# 'Recovery'



## Guest (May 13, 2015)

I don't like the term 'recovery' anymore, because I find it gives an insurmountable feeling for people experiencing transient episodes of depersonalization.

I thought in terms of reaching this utopia that was my former self for years. I romanticized and idolized recovery so heavily that the longer I was kept from it, the worse I felt.

It wasn't until I realized true recovery wasn't waking up feeling normal again, it was learning to live with the sensations until I feared them less. The disorder began to lose its substance because I cared less, I functioned regardless.

Recovery is not a sudden snap back into the way things were before, it's a process that takes hard work and perseverance for many of us. That's the hard truth. If I could go back now, I would have spent even half my energy on truly getting better rather than waiting to be saved by someone who wasn't coming.


----------



## Aspire (Jan 6, 2013)

Halleluja! Finally someone is saying what i was thinking for years now.

Recovery is a very slow process so you won't snap back into *full* reality just like that.

All the things people are describing when so called recovered are just coping mechanisms.

It's like u know how to live with it. You still feel a little bit off/tired/spaced from time to time but u know how to stay calm and just go with it as you're still 100% sane.

Me 2, it all started in 2012... it's going better now. Still taking a very very low dosis of Efexor, but still sooo tired every day which makes me feel absent from time to time...

I'm not feeling that off anymore like i used to but it's still not 100% like before.

Ever since i have DP/DR i've become a much calmer person than before what I like alot.

I still believe there's a huge link between ADD and DR/DP...


----------



## ChrisChampion (Mar 6, 2013)

I don't think you ever really "recover" from this. It's bound to turn up again even if for a few minutes. Coping is right. I've had it for 10 years but have gone years without really even thinking about it too much and just living my life. Just have to accept and move on to bigger and better things than DP/DR. And in doing so you'll eventually be too preoccupied to even notice. Maybe DP is a way of telling us that we need to change our lifestyle? I know as soon as I start being lazy and not getting exercise how I should and eating bad and putting on weight it shows right back up again. Staying busy is good just not busy that is stressful. I feel like the key to this is really getting to a point where you love your life and keep doing things that you love. Not things that are going to stress you out. Just living a nice clean healthy lifestyle.
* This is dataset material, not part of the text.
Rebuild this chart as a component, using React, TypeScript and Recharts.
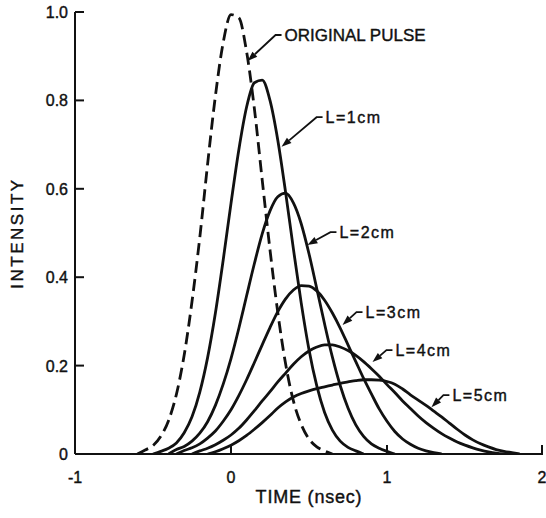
import { LineChart, Line, XAxis, YAxis, ReferenceLine, Label } from 'recharts';

const _ = null;

// time axis (nsec)
const times = [
  -0.7, -0.65, -0.6, -0.55, -0.5, -0.45, -0.4, -0.35, -0.3, -0.25, -0.2, -0.15, -0.1, -0.05,
  0, 0.05, 0.1, 0.15, 0.2, 0.25, 0.3, 0.35, 0.4, 0.45, 0.5, 0.55, 0.6, 0.65, 0.7, 0.75, 0.8,
  0.85, 0.9, 0.95, 1, 1.05, 1.1, 1.15, 1.2, 1.25, 1.3, 1.35, 1.4, 1.45, 1.5, 1.55, 1.6, 1.65,
  1.7, 1.75, 1.8, 1.85, 1.9,
];

const originalPulse = [
  _, _, 0, 0.009, 0.019, 0.04, 0.076, 0.135, 0.224, 0.345, 0.49, 0.656, 0.81, 0.931,
  0.994, 0.987, 0.91, 0.781, 0.62, 0.462, 0.32, 0.204, 0.12, 0.067, 0.034, 0.016, 0.007, 0, _, _, _,
  _, _, _, _, _, _, _, _, _, _, _, _, _, _, _, _, _,
  _, _, _, _, _,
];

const l1cm = [
  _, _, _, _, 0, 0.006, 0.013, 0.025, 0.048, 0.084, 0.14, 0.218, 0.319, 0.439,
  0.567, 0.688, 0.785, 0.84, 0.846, 0.8, 0.71, 0.592, 0.464, 0.342, 0.236, 0.154, 0.094, 0.054, 0.029, 0.015, 0.007,
  0, _, _, _, _, _, _, _, _, _, _, _, _, _, _, _, _,
  _, _, _, _, _,
];

const l2cm = [
  _, _, _, _, _, _, 0, 0.01, 0.017, 0.029, 0.047, 0.073, 0.11, 0.158,
  0.216, 0.284, 0.358, 0.431, 0.498, 0.55, 0.582, 0.59, 0.568, 0.521, 0.453, 0.374, 0.294, 0.219, 0.155, 0.104, 0.066,
  0.04, 0.023, 0.013, 0.006, 0, _, _, _, _, _, _, _, _, _, _, _, _,
  _, _, _, _, _,
];

const l3cm = [
  _, _, _, _, _, _, _, 0, 0.008, 0.014, 0.023, 0.036, 0.052, 0.074,
  0.1, 0.132, 0.168, 0.207, 0.247, 0.286, 0.322, 0.351, 0.371, 0.381, 0.38, 0.369, 0.348, 0.319, 0.285, 0.247, 0.209,
  0.171, 0.136, 0.102, 0.074, 0.051, 0.034, 0.022, 0.013, 0.007, 0.003, 0, _, _, _, _, _, _,
  _, _, _, _, _,
];

const l4cm = [
  _, _, _, _, _, _, _, _, _, 0, 0.007, 0.013, 0.021, 0.031,
  0.043, 0.058, 0.077, 0.098, 0.12, 0.141, 0.163, 0.183, 0.203, 0.22, 0.233, 0.242, 0.247, 0.247, 0.242, 0.234, 0.223,
  0.209, 0.193, 0.176, 0.157, 0.139, 0.12, 0.103, 0.086, 0.071, 0.058, 0.046, 0.036, 0.027, 0.02, 0.014, 0.009, 0.005,
  0.002, 0, _, _, _,
];

const l5cm = [
  _, _, _, _, _, _, _, _, _, _, _, 0, 0.005, 0.012,
  0.02, 0.03, 0.042, 0.056, 0.071, 0.087, 0.104, 0.118, 0.129, 0.137, 0.143, 0.148, 0.152, 0.156, 0.16, 0.163, 0.166,
  0.168, 0.168, 0.167, 0.164, 0.158, 0.147, 0.134, 0.122, 0.11, 0.097, 0.084, 0.07, 0.056, 0.043, 0.032, 0.023, 0.016,
  0.01, 0.006, 0.003, 0, _,
];

const xTicks = [-1, 0, 1, 2];
const yTicks = [0, 0.2, 0.4, 0.6, 0.8, 1.0];

// callouts: text anchor -> arrow tip, in data units
const notes = [
  { text: 'ORIGINAL PULSE', x: 0.324, y: 0.948, tipX: 0.106, tipY: 0.889, size: 17, spacing: 0 },
  { text: 'L=1cm', x: 0.587, y: 0.762, tipX: 0.324, tipY: 0.695, size: 16, spacing: 1.5 },
  { text: 'L=2cm', x: 0.676, y: 0.502, tipX: 0.49, tipY: 0.473, size: 16, spacing: 1.5 },
  { text: 'L=3cm', x: 0.843, y: 0.321, tipX: 0.715, tipY: 0.292, size: 16, spacing: 1.5 },
  { text: 'L=4cm', x: 1.035, y: 0.235, tipX: 0.907, tipY: 0.208, size: 16, spacing: 1.5 },
  { text: 'L=5cm', x: 1.4, y: 0.133, tipX: 1.285, tipY: 0.106, size: 16, spacing: 1.5 },
];

const data = times.map((t, i) => ({
  t,
  orig: originalPulse[i],
  l1: l1cm[i],
  l2: l2cm[i],
  l3: l3cm[i],
  l4: l4cm[i],
  l5: l5cm[i],
}));

const INK = '#111';
const FONT = '"Liberation Sans", Arial, Helvetica, sans-serif';

const XTick = ({ x, y, payload }: any) => (
  <g>
    {payload.value !== -1 && (
      <line x1={x} y1={y} x2={x} y2={y - 9} stroke={INK} strokeWidth={2} />
    )}
    <text
      x={x}
      y={y + 29}
      textAnchor="middle"
      fontFamily={FONT}
      fontSize={16}
      fill={INK}
      stroke={INK}
      strokeWidth={0.4}
    >
      {payload.value}
    </text>
  </g>
);

const YTick = ({ x, y, payload }: any) => (
  <g>
    {payload.value !== 0 && (
      <line x1={x} y1={y} x2={x + 9} y2={y} stroke={INK} strokeWidth={2} />
    )}
    <text
      x={x - 7}
      y={y + 6}
      textAnchor="end"
      fontFamily={FONT}
      fontSize={16}
      fill={INK}
      stroke={INK}
      strokeWidth={0.4}
    >
      {payload.value === 0 ? '0' : payload.value.toFixed(1)}
    </text>
  </g>
);

const leader = (p: any, note: (typeof notes)[number]) => {
  const { x1, y1, x2, y2 } = p;
  const bx = x1 - 6;
  const dx = x2 - bx;
  const dy = y2 - y1;
  const len = Math.hypot(dx, dy) || 1;
  const ux = dx / len;
  const uy = dy / len;
  const hx = x2 - ux * 10;
  const hy = y2 - uy * 10;
  return (
    <g>
      <path d={`M${x1},${y1} L${bx},${y1} L${hx},${hy}`} fill="none" stroke={INK} strokeWidth={1.8} />
      <polygon
        points={`${x2},${y2} ${hx - uy * 3.5},${hy + ux * 3.5} ${hx + uy * 3.5},${hy - ux * 3.5}`}
        fill={INK}
      />
      <text
        x={x1 + 3}
        y={y1 + 6}
        fontFamily={FONT}
        fontSize={note.size}
        letterSpacing={note.spacing}
        fill={INK}
        stroke={INK}
        strokeWidth={0.4}
      >
        {note.text}
      </text>
    </g>
  );
};

const App = () => {
  return (
    <div style={{ position: 'absolute', left: 0, top: 0, background: '#fff' }}>
      <LineChart width={546} height={518} data={data} margin={{ top: 12, right: 3, left: 0, bottom: 0 }}>
        <XAxis
          dataKey="t"
          type="number"
          domain={[-1, 2]}
          ticks={xTicks}
          height={64}
          axisLine={{ stroke: INK, strokeWidth: 2 }}
          tickLine={false}
          tickSize={0}
          tickMargin={0}
          tick={<XTick />}
          allowDataOverflow
        >
          <Label
            value="TIME (nsec)"
            position="insideBottom"
            offset={15}
            style={{ fill: INK, stroke: INK, strokeWidth: 0.4, fontFamily: FONT, fontSize: 18, letterSpacing: 0.8 }}
          />
        </XAxis>
        <YAxis
          type="number"
          domain={[0, 1]}
          ticks={yTicks}
          width={75}
          axisLine={{ stroke: INK, strokeWidth: 2 }}
          tickLine={false}
          tickSize={0}
          tickMargin={0}
          tick={<YTick />}
          allowDataOverflow
        >
          <Label
            value="INTENSITY"
            angle={-90}
            position="insideLeft"
            offset={17}
            style={{
              fill: INK,
              stroke: INK,
              strokeWidth: 0.4,
              fontFamily: FONT,
              fontSize: 17,
              letterSpacing: 2.5,
              textAnchor: 'middle',
            }}
          />
        </YAxis>
        <Line
          dataKey="orig"
          type="monotone"
          stroke={INK}
          strokeWidth={2.8}
          strokeDasharray="12 6"
          dot={false}
          isAnimationActive={false}
        />
        {['l1', 'l2', 'l3', 'l4', 'l5'].map((k) => (
          <Line
            key={k}
            dataKey={k}
            type="monotone"
            stroke={INK}
            strokeWidth={2.8}
            dot={false}
            isAnimationActive={false}
          />
        ))}
        {notes.map((n) => (
          <ReferenceLine
            key={n.text}
            segment={[
              { x: n.x, y: n.y },
              { x: n.tipX, y: n.tipY },
            ]}
            ifOverflow="visible"
            shape={(p: any) => leader(p, n)}
          />
        ))}
      </LineChart>
    </div>
  );
};

export default App;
Who knows.


----------



## Epsilon (May 22, 2015)

I always wondered what recovery meant as well.

These thoughts still happen for me, but I can kind of just tell myself that the thoughts mean nothing and they go away within seconds.

I kind of just stopped looking for the mindset or state I was before the disorder and live in the present knowing no matter what thought I have that it's just a temporary thought that only matters if I let it.


----------



## my name (Jan 21, 2013)

I think that 'recovery' from DP/DR is a lot similiar to another condition which I also have. It's called 'tinnitus'.
Tinnitus is constant 24/7 ringing or buzzing or clicking in one or both ears. It occurs due to hearing damage or other things and it's there for life.
There is no cure for it yet. It's a 'phantom sound' that can't be measured any way other than person who's hearing the sound describing how it sounds, it's intensity etc.
If you concetrate on it, if you give it attention it can really push you on the edge, or even worse.

But, when you learn to reprogram your brain (not easy task at all, but achievable) to not pay attention to it, it 'goes away', meaning, you don't hear it anymore no matter it is still present, you
just don't bother with it. It becomes a part of you, and your brain don't percieve it as a threat anymore so you don't bother with it no more. This is called 'habituation'.

And stress plays major part with tinnitus, more stress, you percieve louder sound.

So, my thoughts are, if we manage to reprogram our brain to stop percieving DP/DR as a threat, it will start to be in the 'background' and we wont be bothered with it at all.
This is my second derealization episode, first one was much worse to manage because i didn't know what was happening, and it lasted for about a year and half, it was really really really bad.
This time it's much easier to cope even tho i have moments of despair and doubt, but i think that that is normal for condition like this. But this time, there are times where i can feel 'flashes of reality' and i'm much calmer than the first time.

note: I'm diagnosed with panic attacks and anxiety disorder(those are the main reasons for derealization feelings and should be treated first and foremost if anybody want those weird felings to gradually fade away)

I believe this with all my hearth and soul not because i want to but because i already pretty much habituated my tinnitus using this method and also had two years without derealization simptoms but obviously didn't dealt with my anxiety properly so it returned.


----------



## my name (Jan 21, 2013)

Okay, just wanna say that I'm starting to feel *much better* today, this is my 9th day of my second derealization episode(i don't have and or maybe i don't remember that i had depersonalization ever)
Anyway, as i said before, my first derealization (with brutal panic and anxiety attacks) lasted about year and half, it was hell, because i was scared to death, didn't know what was happening, had bizzare intrusive and existential thoughts,
wanted to die etc, and was scared to take any meds.
This time as soon as i felt it i called my psychiatrist and started my lowest dose of xanax therapy so i could easily cope with sensations. This time there is little or no disturbing thoughts, anxiety is often very manageable by meds, positive distractions,
'easy' talks with family and friends, working out, driving, living life as nothing is happening. Today was really really good day, almost totally clear. Yesterday was really bad, 'cos i was reading online about DR, stumbled upon some really bad stories and instantly
went really deep inside DR feeling. Also, as i'm typing this i can feel it again because, obviously, i'm remembering it and focusing on DR. My advice is that you stay as far as possible from anything that reminds you about this, this site is great because
you can learn so much about condition and know that you aren't alone,
but i don't think it's healthy to spend too much time (if any) online reading about it again and again because it only reminds you about it and then you focus on it and feeling bad etc etc.
So, i think, fear, obsession, forced struggling and worrying about it just makes it much much worse.
Going with the flow and living life as much as you can helps a lot and actually will get you out of the feeling eventually. I did it before, i will do it again, just this time it will be much much faster and easier than before.
Meds and proffesional help in my opinion is crucial because it helps alot to calm you down and put you on the path to recovery, they won't cure you, but definitely will calm you down and give you that boost that you need. Without them it's really really hard to think straight.
I hope this helps,
Be patient, strong, focused, and try not to be afraid, i think that fear is maybe the biggest thing that increases everything about DR/DP.


----------